◆ EXERCISE TASK ◆
Take the lines from the head of the listing through the one bearing "(0,0) rectangle (1121,643);" and copy them exactly, leaving every picture out.

══ DATA ══

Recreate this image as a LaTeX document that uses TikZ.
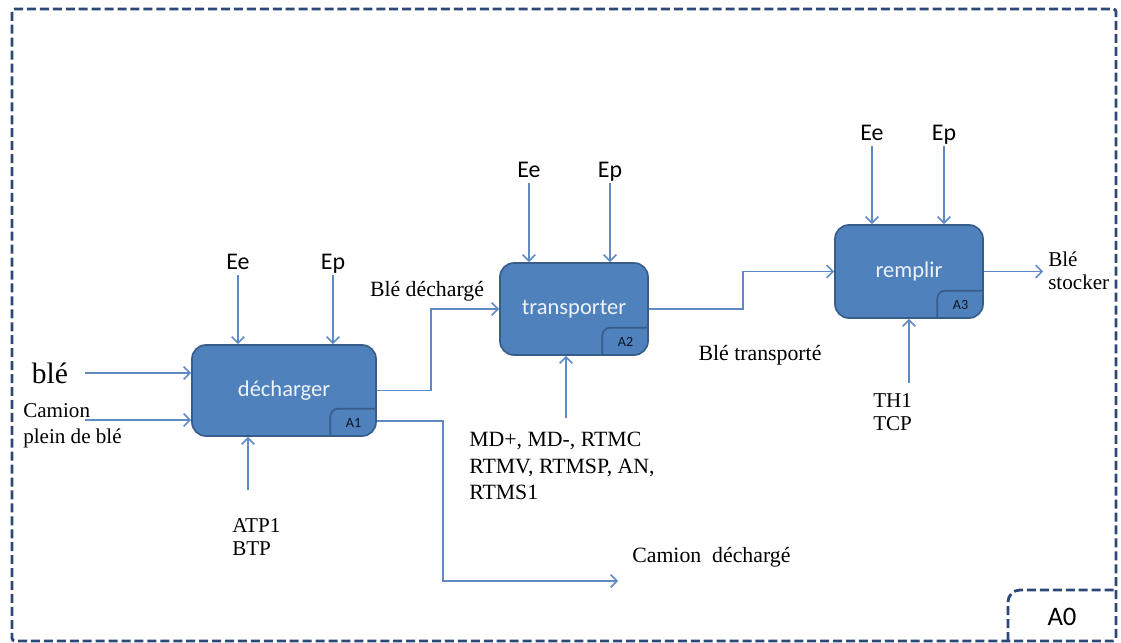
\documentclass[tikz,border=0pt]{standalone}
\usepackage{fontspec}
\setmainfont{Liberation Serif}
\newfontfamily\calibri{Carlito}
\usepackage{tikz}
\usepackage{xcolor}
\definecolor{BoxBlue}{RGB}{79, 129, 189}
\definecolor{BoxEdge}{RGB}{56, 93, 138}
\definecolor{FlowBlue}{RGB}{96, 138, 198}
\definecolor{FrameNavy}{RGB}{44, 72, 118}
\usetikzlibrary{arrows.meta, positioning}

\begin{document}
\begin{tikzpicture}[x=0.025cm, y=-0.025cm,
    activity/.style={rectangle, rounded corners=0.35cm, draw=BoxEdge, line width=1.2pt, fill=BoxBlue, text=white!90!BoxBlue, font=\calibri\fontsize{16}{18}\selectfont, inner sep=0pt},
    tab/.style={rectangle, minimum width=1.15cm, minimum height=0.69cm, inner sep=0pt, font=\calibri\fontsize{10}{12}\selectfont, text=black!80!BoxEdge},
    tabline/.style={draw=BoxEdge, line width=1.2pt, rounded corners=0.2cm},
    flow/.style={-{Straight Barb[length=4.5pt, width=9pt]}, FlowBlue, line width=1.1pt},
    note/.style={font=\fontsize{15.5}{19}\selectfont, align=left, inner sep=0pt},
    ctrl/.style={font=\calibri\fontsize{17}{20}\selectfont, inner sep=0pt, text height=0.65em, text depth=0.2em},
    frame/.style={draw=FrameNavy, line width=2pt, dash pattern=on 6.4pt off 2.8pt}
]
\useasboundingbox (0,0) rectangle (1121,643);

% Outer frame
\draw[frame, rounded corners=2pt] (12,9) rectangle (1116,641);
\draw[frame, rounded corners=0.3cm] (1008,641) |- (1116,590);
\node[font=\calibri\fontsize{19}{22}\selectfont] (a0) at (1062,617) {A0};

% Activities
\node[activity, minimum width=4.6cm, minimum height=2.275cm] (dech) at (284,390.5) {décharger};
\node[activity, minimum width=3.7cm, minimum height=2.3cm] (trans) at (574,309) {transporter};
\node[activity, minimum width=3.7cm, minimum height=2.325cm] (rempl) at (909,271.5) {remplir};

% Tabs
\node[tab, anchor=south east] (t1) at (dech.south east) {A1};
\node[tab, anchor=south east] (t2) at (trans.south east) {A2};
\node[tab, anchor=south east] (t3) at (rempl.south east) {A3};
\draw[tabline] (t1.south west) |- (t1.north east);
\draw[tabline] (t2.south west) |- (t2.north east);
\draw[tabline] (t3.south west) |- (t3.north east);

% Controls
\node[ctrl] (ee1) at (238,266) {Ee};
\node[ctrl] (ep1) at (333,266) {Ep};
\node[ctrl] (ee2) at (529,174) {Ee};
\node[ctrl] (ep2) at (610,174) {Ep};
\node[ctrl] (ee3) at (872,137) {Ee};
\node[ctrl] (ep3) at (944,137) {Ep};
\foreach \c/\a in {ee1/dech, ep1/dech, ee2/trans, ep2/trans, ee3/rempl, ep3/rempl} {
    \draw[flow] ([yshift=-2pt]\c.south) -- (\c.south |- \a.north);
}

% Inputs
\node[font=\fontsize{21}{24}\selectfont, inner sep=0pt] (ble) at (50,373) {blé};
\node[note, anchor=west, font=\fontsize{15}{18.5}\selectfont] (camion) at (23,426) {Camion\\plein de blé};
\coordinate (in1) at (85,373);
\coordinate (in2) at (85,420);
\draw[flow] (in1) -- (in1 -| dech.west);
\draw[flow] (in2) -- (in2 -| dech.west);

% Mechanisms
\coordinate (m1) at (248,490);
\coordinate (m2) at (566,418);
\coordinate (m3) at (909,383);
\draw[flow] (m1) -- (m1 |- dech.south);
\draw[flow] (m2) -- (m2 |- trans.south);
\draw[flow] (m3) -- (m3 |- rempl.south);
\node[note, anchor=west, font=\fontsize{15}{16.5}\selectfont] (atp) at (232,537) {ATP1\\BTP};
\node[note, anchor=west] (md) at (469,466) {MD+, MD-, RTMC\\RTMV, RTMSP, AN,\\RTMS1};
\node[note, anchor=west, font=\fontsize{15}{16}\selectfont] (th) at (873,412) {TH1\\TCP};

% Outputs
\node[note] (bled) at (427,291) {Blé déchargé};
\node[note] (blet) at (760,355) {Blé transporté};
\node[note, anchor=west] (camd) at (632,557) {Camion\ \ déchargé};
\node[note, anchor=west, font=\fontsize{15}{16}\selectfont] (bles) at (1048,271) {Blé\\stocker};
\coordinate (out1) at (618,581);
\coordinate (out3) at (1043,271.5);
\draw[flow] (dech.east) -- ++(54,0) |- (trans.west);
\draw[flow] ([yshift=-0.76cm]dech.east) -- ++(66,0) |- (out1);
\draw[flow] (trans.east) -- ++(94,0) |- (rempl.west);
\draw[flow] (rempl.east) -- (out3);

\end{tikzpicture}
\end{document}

═══

◆ COMPLETE RESPONSE ◆
Recreate this image as a LaTeX document that uses TikZ.
\documentclass[tikz,border=0pt]{standalone}
\usepackage{fontspec}
\setmainfont{Liberation Serif}
\newfontfamily\calibri{Carlito}
\usepackage{tikz}
\usepackage{xcolor}
\definecolor{BoxBlue}{RGB}{79, 129, 189}
\definecolor{BoxEdge}{RGB}{56, 93, 138}
\definecolor{FlowBlue}{RGB}{96, 138, 198}
\definecolor{FrameNavy}{RGB}{44, 72, 118}
\usetikzlibrary{arrows.meta, positioning}

\begin{document}
\begin{tikzpicture}[x=0.025cm, y=-0.025cm,
    activity/.style={rectangle, rounded corners=0.35cm, draw=BoxEdge, line width=1.2pt, fill=BoxBlue, text=white!90!BoxBlue, font=\calibri\fontsize{16}{18}\selectfont, inner sep=0pt},
    tab/.style={rectangle, minimum width=1.15cm, minimum height=0.69cm, inner sep=0pt, font=\calibri\fontsize{10}{12}\selectfont, text=black!80!BoxEdge},
    tabline/.style={draw=BoxEdge, line width=1.2pt, rounded corners=0.2cm},
    flow/.style={-{Straight Barb[length=4.5pt, width=9pt]}, FlowBlue, line width=1.1pt},
    note/.style={font=\fontsize{15.5}{19}\selectfont, align=left, inner sep=0pt},
    ctrl/.style={font=\calibri\fontsize{17}{20}\selectfont, inner sep=0pt, text height=0.65em, text depth=0.2em},
    frame/.style={draw=FrameNavy, line width=2pt, dash pattern=on 6.4pt off 2.8pt}
]
\useasboundingbox (0,0) rectangle (1121,643);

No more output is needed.